Ustad Karamah menambahkan: “Contohnya, ketika ada seorang publik figur memosting di media sosial, fotonya yang sedang selfi memegang minuman starbucks dengan latar belakang Kabah. ini dia lakukan saat sedang mengadakan umrah. Meski ini tampak sederhana, dan bagi sebagian orang bukan sesuatu yang perlu dipersoalkan, namun ini telah menunjukkan kualitas keimanan seseorang. Untuk hal sederhana yang bisa kita lakukan, ketika ada dari saudara kita yang mendapat permusuhan hebat dari suatu kelompok, maka sebagai bentuk loyalitas kita pada saudara kita, adalah tidak bangga atau bersenang-senang dengan sesuatu yang menjadi ikon bagi kelompok yang memusuhi saudara kita itu. Tapi bagi sebagian orang, ini adalah hal yang ringan saja. Sekedar lelucon atau sesuatu yang bisa dipermainkan. Persepsi dan sikap seperti ini sudah ada sejak dizamannya Rasulullah. Yaitu orang-orang munafik telah memperolok-olok Rasulullah dan orang-orang yang beriman. Bagi mereka itu hanyalah senda gurau saja. Tapi bagi Allah itu menunjukkan kuallitas keimanan mereka. Bahwa mereka pada hakikatnya tidaklah beriman dengan pelecehannya itu. Mengaku beriman pada Allah, tapi tidak hormat bahkan memandang rendah Rasulullah yang menjadi pilihan Allah, itu sama saja mengolok-olok Allah Swt.”

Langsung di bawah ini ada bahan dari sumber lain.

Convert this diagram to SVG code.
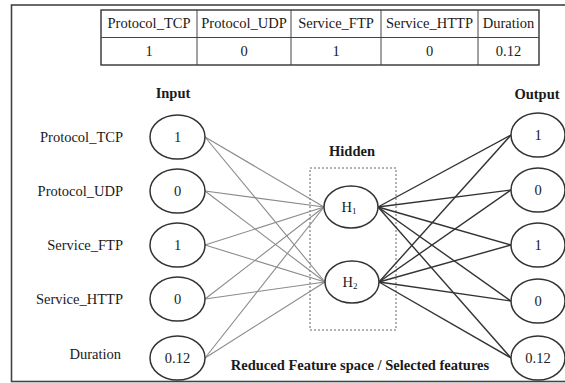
<svg xmlns="http://www.w3.org/2000/svg" width="565" height="383" viewBox="0 0 565 383">
<style>
text{font-family:"Liberation Serif","Times New Roman",serif;fill:#1a1a1a;}
.t{font-size:14.5px;text-anchor:middle;}
.lbl{font-size:14.5px;text-anchor:end;}
.b{font-size:14.5px;font-weight:bold;text-anchor:middle;}
.node{fill:#fff;stroke:#333;stroke-width:1.5;}
.cell{fill:none;stroke:#444;stroke-width:1;}
.in{stroke:#8a8a8a;stroke-width:1.1;}
.out{stroke:#333;stroke-width:1.4;}
</style>
<rect x="0" y="0" width="565" height="383" fill="#fff"/>
<rect x="11.5" y="5" width="560" height="376.5" fill="none" stroke="#444" stroke-width="1.6"/>
<g id="table">
<rect x="101" y="10" width="438" height="55" fill="none" stroke="#333" stroke-width="1.4"/>
<line class="cell" x1="101" y1="37.5" x2="539" y2="37.5"/>
<line class="cell" x1="197" y1="10" x2="197" y2="65"/>
<line class="cell" x1="291" y1="10" x2="291" y2="65"/>
<line class="cell" x1="381" y1="10" x2="381" y2="65"/>
<line class="cell" x1="478" y1="10" x2="478" y2="65"/>
<text class="t" x="149" y="28">Protocol_TCP</text>
<text class="t" x="244" y="28">Protocol_UDP</text>
<text class="t" x="336" y="28">Service_FTP</text>
<text class="t" x="429.5" y="28">Service_HTTP</text>
<text class="t" x="508.5" y="28">Duration</text>
<text class="t" x="149" y="56">1</text>
<text class="t" x="244" y="56">0</text>
<text class="t" x="336" y="56">1</text>
<text class="t" x="429.5" y="56">0</text>
<text class="t" x="508.5" y="56">0.12</text>
</g>
<g id="labels">
<text class="b" x="173" y="98">Input</text>
<text class="b" x="352" y="156">Hidden</text>
<text class="b" x="537" y="99">Output</text>
<text class="b" x="360" y="370">Reduced Feature space / Selected features</text>
<text class="lbl" x="123" y="142">Protocol_TCP</text>
<text class="lbl" x="123" y="196">Protocol_UDP</text>
<text class="lbl" x="123" y="250">Service_FTP</text>
<text class="lbl" x="123" y="304">Service_HTTP</text>
<text class="lbl" x="121" y="359">Duration</text>
</g>
<rect id="hidden-box" x="310" y="168" width="86" height="162" fill="none" stroke="#555" stroke-width="0.9" stroke-dasharray="2,2"/>
<g id="connectors">
<line class="in" x1="205" y1="137" x2="324" y2="207"/>
<line class="in" x1="205" y1="137" x2="325" y2="282"/>
<line class="in" x1="205" y1="191" x2="324" y2="207"/>
<line class="in" x1="205" y1="191" x2="325" y2="282"/>
<line class="in" x1="205" y1="245" x2="324" y2="207"/>
<line class="in" x1="205" y1="245" x2="325" y2="282"/>
<line class="in" x1="205" y1="299" x2="324" y2="207"/>
<line class="in" x1="205" y1="299" x2="325" y2="282"/>
<line class="in" x1="205" y1="358" x2="324" y2="207"/>
<line class="in" x1="205" y1="358" x2="325" y2="282"/>
<line class="out" x1="378" y1="207" x2="511" y2="135"/>
<line class="out" x1="378" y1="207" x2="511" y2="190"/>
<line class="out" x1="378" y1="207" x2="511" y2="245"/>
<line class="out" x1="378" y1="207" x2="511" y2="301"/>
<line class="out" x1="378" y1="207" x2="511" y2="358"/>
<line class="out" x1="379" y1="282" x2="511" y2="135"/>
<line class="out" x1="379" y1="282" x2="511" y2="190"/>
<line class="out" x1="379" y1="282" x2="511" y2="245"/>
<line class="out" x1="379" y1="282" x2="511" y2="301"/>
<line class="out" x1="379" y1="282" x2="511" y2="358"/>
</g>
<g id="in1"><ellipse class="node" cx="177.5" cy="137" rx="27.5" ry="22"/><text class="t" x="177.5" y="142">1</text></g>
<g id="in2"><ellipse class="node" cx="177.5" cy="191" rx="27.5" ry="22"/><text class="t" x="177.5" y="196">0</text></g>
<g id="in3"><ellipse class="node" cx="177.5" cy="245" rx="27.5" ry="22"/><text class="t" x="177.5" y="250">1</text></g>
<g id="in4"><ellipse class="node" cx="177.5" cy="299" rx="27.5" ry="22"/><text class="t" x="177.5" y="304">0</text></g>
<g id="in5"><ellipse class="node" cx="177.5" cy="358" rx="27.5" ry="22"/><text class="t" x="177.5" y="363">0.12</text></g>
<g id="h1"><ellipse class="node" cx="351" cy="207" rx="27" ry="21"/><text class="t" x="349" y="212">H<tspan font-size="9" dy="2">1</tspan></text></g>
<g id="h2"><ellipse class="node" cx="352" cy="282" rx="27" ry="21"/><text class="t" x="350" y="287">H<tspan font-size="9" dy="2">2</tspan></text></g>
<g id="out1"><ellipse class="node" cx="538" cy="135" rx="27" ry="22"/><text class="t" x="538" y="140">1</text></g>
<g id="out2"><ellipse class="node" cx="538" cy="190" rx="27" ry="22"/><text class="t" x="538" y="195">0</text></g>
<g id="out3"><ellipse class="node" cx="538" cy="245" rx="27" ry="22"/><text class="t" x="538" y="250">1</text></g>
<g id="out4"><ellipse class="node" cx="538" cy="301" rx="27" ry="22"/><text class="t" x="538" y="306">0</text></g>
<g id="out5"><ellipse class="node" cx="538" cy="358" rx="27" ry="22"/><text class="t" x="538" y="363">0.12</text></g>
</svg>
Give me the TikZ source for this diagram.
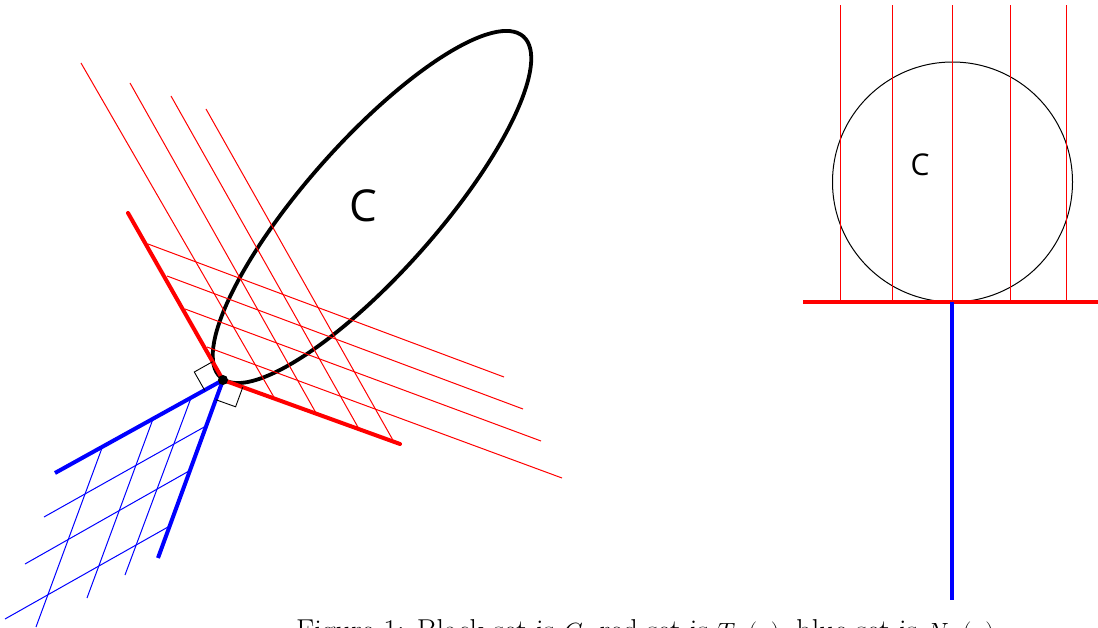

Pada bagian akhir dia mengatakan: “Baraah tidak hanya berlaku pada musim haji saja, tapi itu hanya momen. Bahwa di musim hajilah, baraah ini terang-terangan kita sampaikan pada dunia. Bahwa klta berlepas diri dari musuh-musuh Islam. Jika kita masih menjalin hubungan dengan musuh, itu hakikatnya bertentangan dengan keimanan itu sendiri. Baraah bukan hanya dilakukan oleh Rasulullah Muhammad saw, namun juga telah dilakukan oleh Nabi Ibrahim ketika melaksanakan hajinya. Yaitu Nabi Ibrahim as berlepas diri dari kaum musyrikin.”